### Exercise goal
Skip the pictures. Repeat everything else in the records word for word.

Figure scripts

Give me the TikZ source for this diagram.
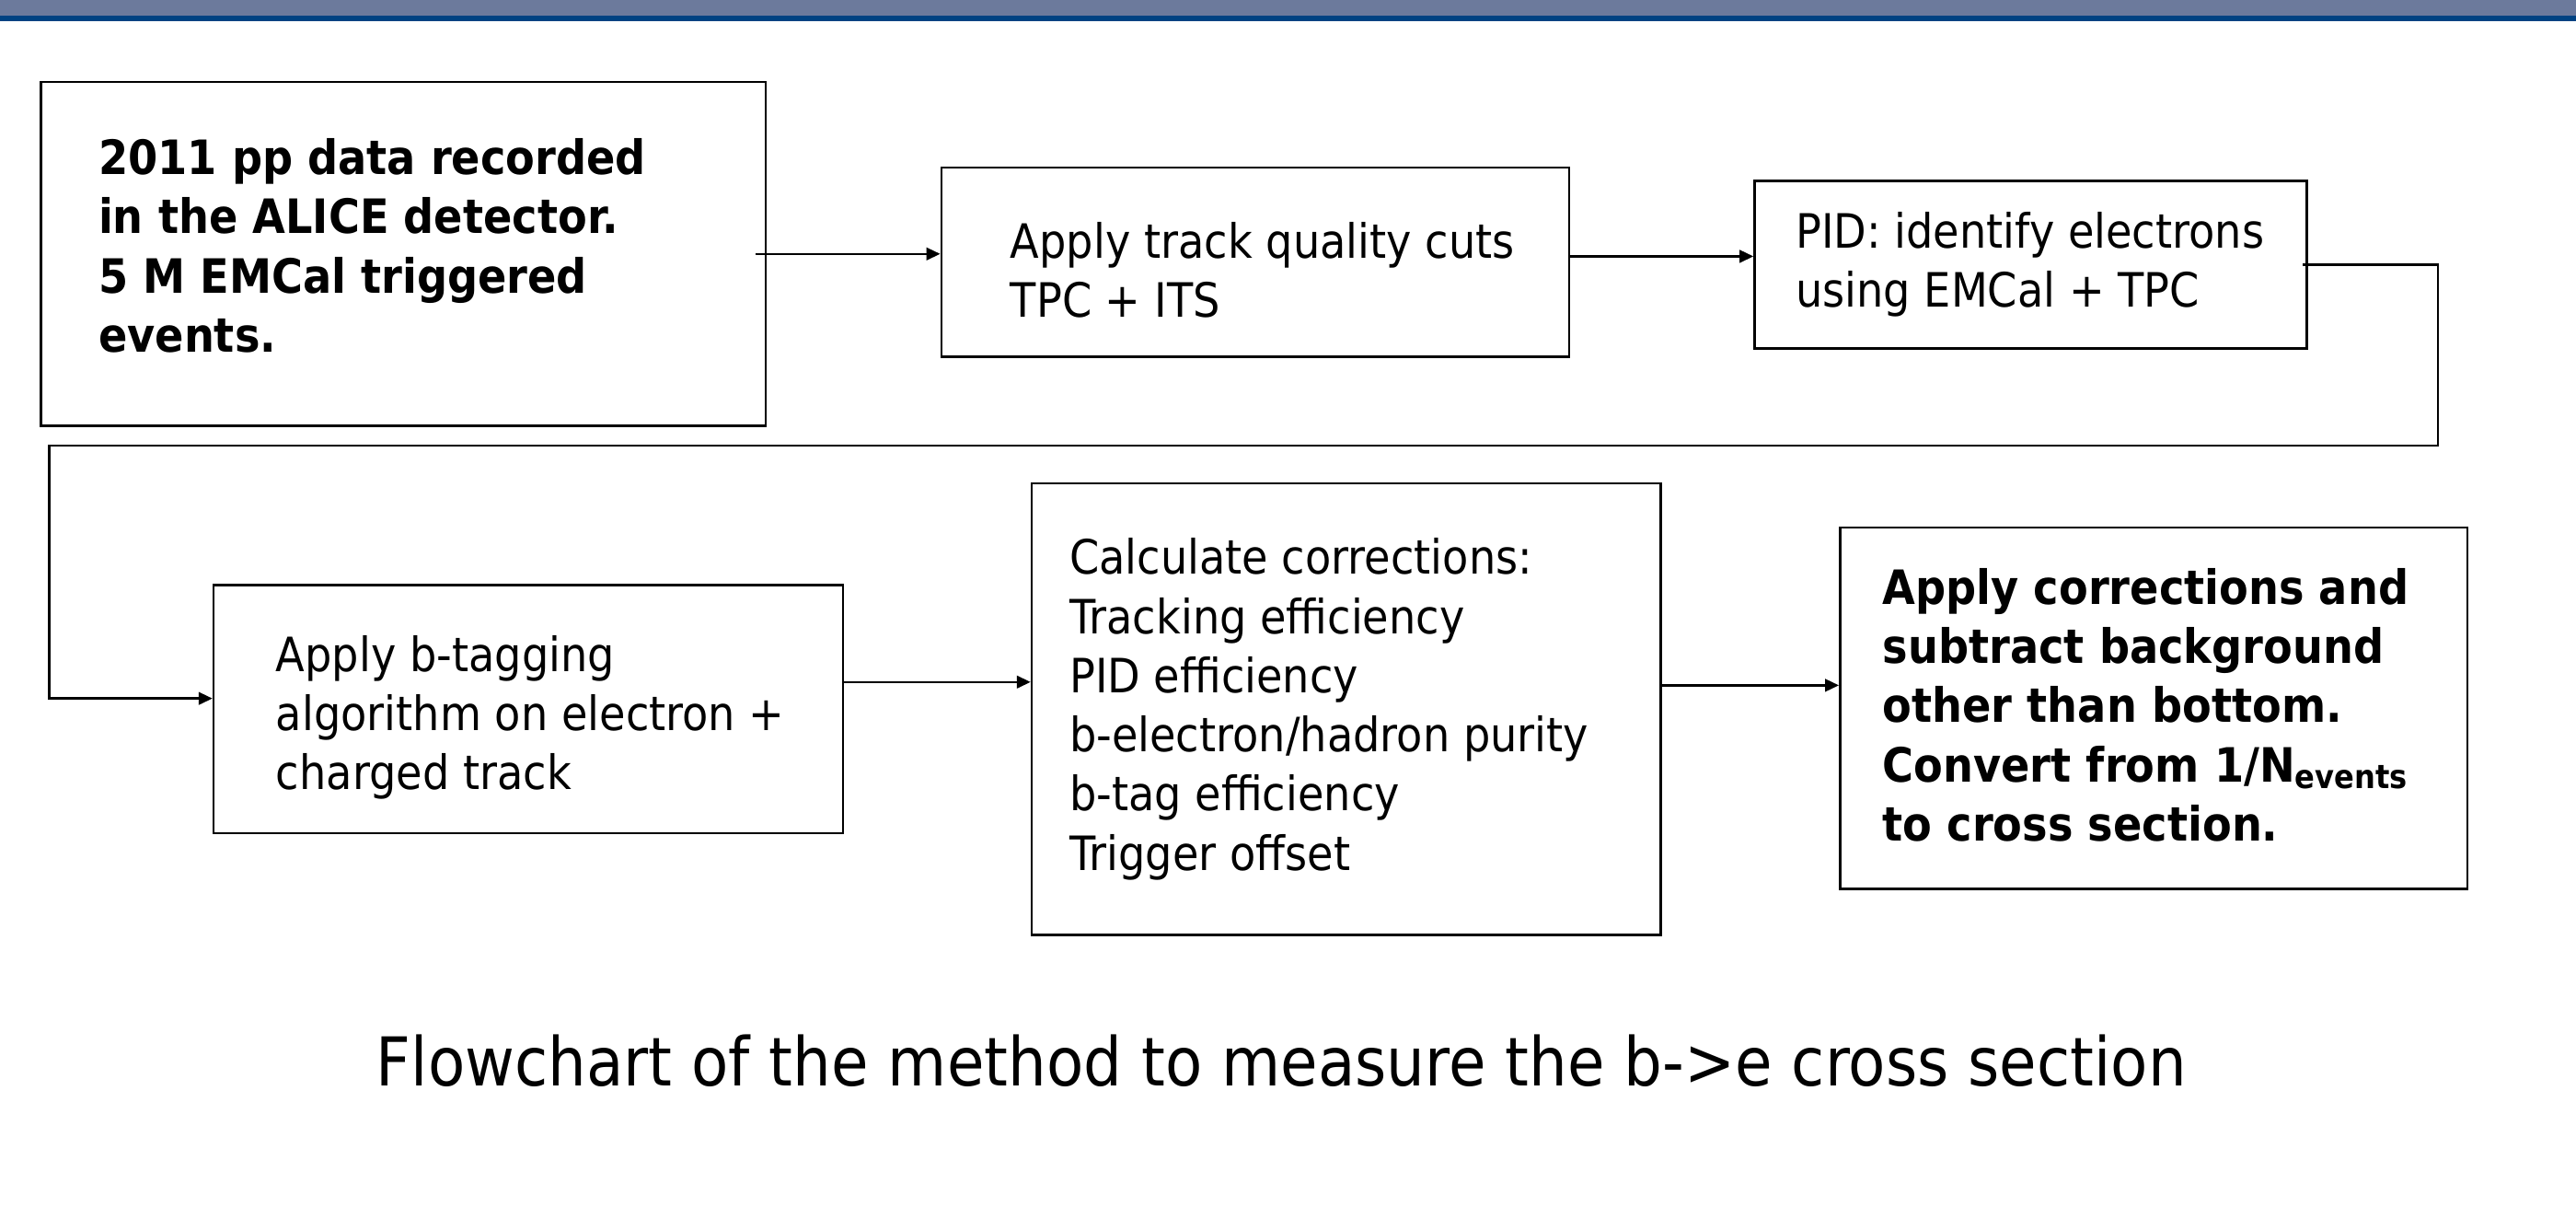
\documentclass[tikz,border=0pt]{standalone}
\usepackage{fontspec}
\setmainfont{DejaVu Sans}[FakeStretch=0.9]
\usetikzlibrary{arrows.meta,positioning}
\tikzset{every picture/.style={line width=0.7pt}}

\definecolor{barslate}{RGB}{108,122,156}
\definecolor{barnavy}{RGB}{0,66,130}

\tikzset{
  stage/.style={draw, rectangle, inner sep=0pt},
  stagetext/.style={anchor=west, align=left, inner sep=0pt, font=\fontsize{14.4}{18}\selectfont},
  stagebold/.style={stagetext, font=\fontsize{14.4}{18}\selectfont\bfseries},
  flow/.style={-{Triangle[length=4.2pt,width=3.8pt]}},
}

\begin{document}
\begin{tikzpicture}[x=0.5pt,y=0.5pt,yscale=-1,xscale=1]
\useasboundingbox (0,0) rectangle (1568,748);

%Shape: Rectangle (title bar)
\fill[barslate] (0,0) rectangle (1568,9.6);
\fill[barnavy] (0,9.8) rectangle (1568,13);

%Shape: Rectangle [boxes]
\node[stage, minimum width=220.5pt, minimum height=104.5pt] (data) at (245.5,154.5) {};
\node[stage, minimum width=191pt, minimum height=57.5pt] (cuts) at (764,159.5) {};
\node[stage, minimum width=168pt, minimum height=51pt] (pid) at (1236,161) {};
\node[stage, minimum width=191.5pt, minimum height=75.5pt] (btag) at (321.5,431.5) {};
\node[stage, minimum width=191.5pt, minimum height=137.5pt] (corr) at (819.5,431.5) {};
\node[stage, minimum width=191pt, minimum height=110pt] (result) at (1311,431) {};

% Text Node
\node[stagebold, right=17.5pt of data.west, yshift=2.5pt] (datatext) {2011 pp data recorded\\in the ALICE detector.\\5 M EMCal triggered\\events.};
% Text Node
\node[stagetext, right=21pt of cuts.west, yshift=-2.5pt] (cutstext) {Apply track quality cuts\\TPC + ITS};
% Text Node
\node[stagetext, right=12.5pt of pid.west] (pidtext) {PID: identify electrons\\using EMCal + TPC};
% Text Node
\node[stagetext, right=19pt of btag.west, yshift=-2.5pt] (btagtext) {Apply b-tagging\\algorithm on electron +\\charged track};
% Text Node
\node[stagetext, right=11.5pt of corr.west] (corrtext) {Calculate corrections:\\Tracking efficiency\\PID efficiency\\b-electron/hadron purity\\b-tag efficiency\\Trigger offset};
% Text Node
\node[stagebold, right=13pt of result.west, yshift=1pt] (resulttext) {Apply corrections and\\subtract background\\other than bottom.\\Convert from 1/N\textsubscript{events}\\to cross section.};

%Straight Lines
\draw[flow] ([xshift=-3.5pt]data.east) -- (data.east -| cuts.west);
\draw[flow] ([yshift=-1.75pt]cuts.east) -- ([yshift=-1.75pt]cuts.east -| pid.west);
% return line down to the second row
\coordinate (turnR) at (1484,271);
\coordinate (turnL) at (30,271);
\draw[flow] ([xshift=-1.5pt]pid.east) -| (turnR) -- (turnL) |- ([yshift=-3.25pt]btag.west);
\draw[flow] ([yshift=-8.25pt]btag.east) -- ([yshift=-8.25pt]btag.east -| corr.west);
\draw[flow] ([yshift=-7.25pt]corr.east) -- ([yshift=-7.25pt]corr.east -| result.west);

% Text Node
\node[anchor=base, inner sep=0pt, font=\fontsize{20.5}{24}\selectfont] (caption) at (780,660.5) {Flowchart of the method to measure the b->e cross section};

\end{tikzpicture}
\end{document}
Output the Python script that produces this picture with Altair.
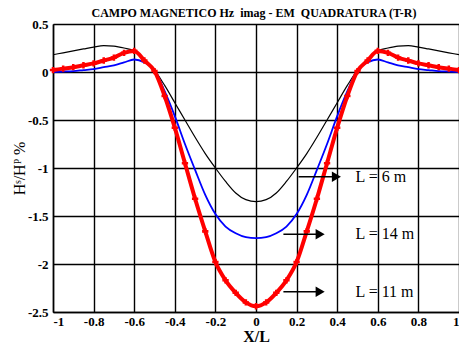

### Problem solution
Give me the TikZ source for this diagram.
\documentclass[tikz,border=0pt]{standalone}
\usepackage{fontspec}
\setmainfont{DejaVu Sans}[FakeStretch=0.9]
\usetikzlibrary{arrows.meta,positioning}
\tikzset{every picture/.style={line width=0.7pt}}

\definecolor{barslate}{RGB}{108,122,156}
\definecolor{barnavy}{RGB}{0,66,130}

\tikzset{
  stage/.style={draw, rectangle, inner sep=0pt},
  stagetext/.style={anchor=west, align=left, inner sep=0pt, font=\fontsize{14.4}{18}\selectfont},
  stagebold/.style={stagetext, font=\fontsize{14.4}{18}\selectfont\bfseries},
  flow/.style={-{Triangle[length=4.2pt,width=3.8pt]}},
}

\begin{document}
\begin{tikzpicture}[x=0.5pt,y=0.5pt,yscale=-1,xscale=1]
\useasboundingbox (0,0) rectangle (1568,748);

%Shape: Rectangle (title bar)
\fill[barslate] (0,0) rectangle (1568,9.6);
\fill[barnavy] (0,9.8) rectangle (1568,13);

%Shape: Rectangle [boxes]
\node[stage, minimum width=220.5pt, minimum height=104.5pt] (data) at (245.5,154.5) {};
\node[stage, minimum width=191pt, minimum height=57.5pt] (cuts) at (764,159.5) {};
\node[stage, minimum width=168pt, minimum height=51pt] (pid) at (1236,161) {};
\node[stage, minimum width=191.5pt, minimum height=75.5pt] (btag) at (321.5,431.5) {};
\node[stage, minimum width=191.5pt, minimum height=137.5pt] (corr) at (819.5,431.5) {};
\node[stage, minimum width=191pt, minimum height=110pt] (result) at (1311,431) {};

% Text Node
\node[stagebold, right=17.5pt of data.west, yshift=2.5pt] (datatext) {2011 pp data recorded\\in the ALICE detector.\\5 M EMCal triggered\\events.};
% Text Node
\node[stagetext, right=21pt of cuts.west, yshift=-2.5pt] (cutstext) {Apply track quality cuts\\TPC + ITS};
% Text Node
\node[stagetext, right=12.5pt of pid.west] (pidtext) {PID: identify electrons\\using EMCal + TPC};
% Text Node
\node[stagetext, right=19pt of btag.west, yshift=-2.5pt] (btagtext) {Apply b-tagging\\algorithm on electron +\\charged track};
% Text Node
\node[stagetext, right=11.5pt of corr.west] (corrtext) {Calculate corrections:\\Tracking efficiency\\PID efficiency\\b-electron/hadron purity\\b-tag efficiency\\Trigger offset};
% Text Node
\node[stagebold, right=13pt of result.west, yshift=1pt] (resulttext) {Apply corrections and\\subtract background\\other than bottom.\\Convert from 1/N\textsubscript{events}\\to cross section.};

%Straight Lines
\draw[flow] ([xshift=-3.5pt]data.east) -- (data.east -| cuts.west);
\draw[flow] ([yshift=-1.75pt]cuts.east) -- ([yshift=-1.75pt]cuts.east -| pid.west);
% return line down to the second row
\coordinate (turnR) at (1484,271);
\coordinate (turnL) at (30,271);
\draw[flow] ([xshift=-1.5pt]pid.east) -| (turnR) -- (turnL) |- ([yshift=-3.25pt]btag.west);
\draw[flow] ([yshift=-8.25pt]btag.east) -- ([yshift=-8.25pt]btag.east -| corr.west);
\draw[flow] ([yshift=-7.25pt]corr.east) -- ([yshift=-7.25pt]corr.east -| result.west);

% Text Node
\node[anchor=base, inner sep=0pt, font=\fontsize{20.5}{24}\selectfont] (caption) at (780,660.5) {Flowchart of the method to measure the b->e cross section};

\end{tikzpicture}
\end{document}
Output the Python script that produces this picture with Altair.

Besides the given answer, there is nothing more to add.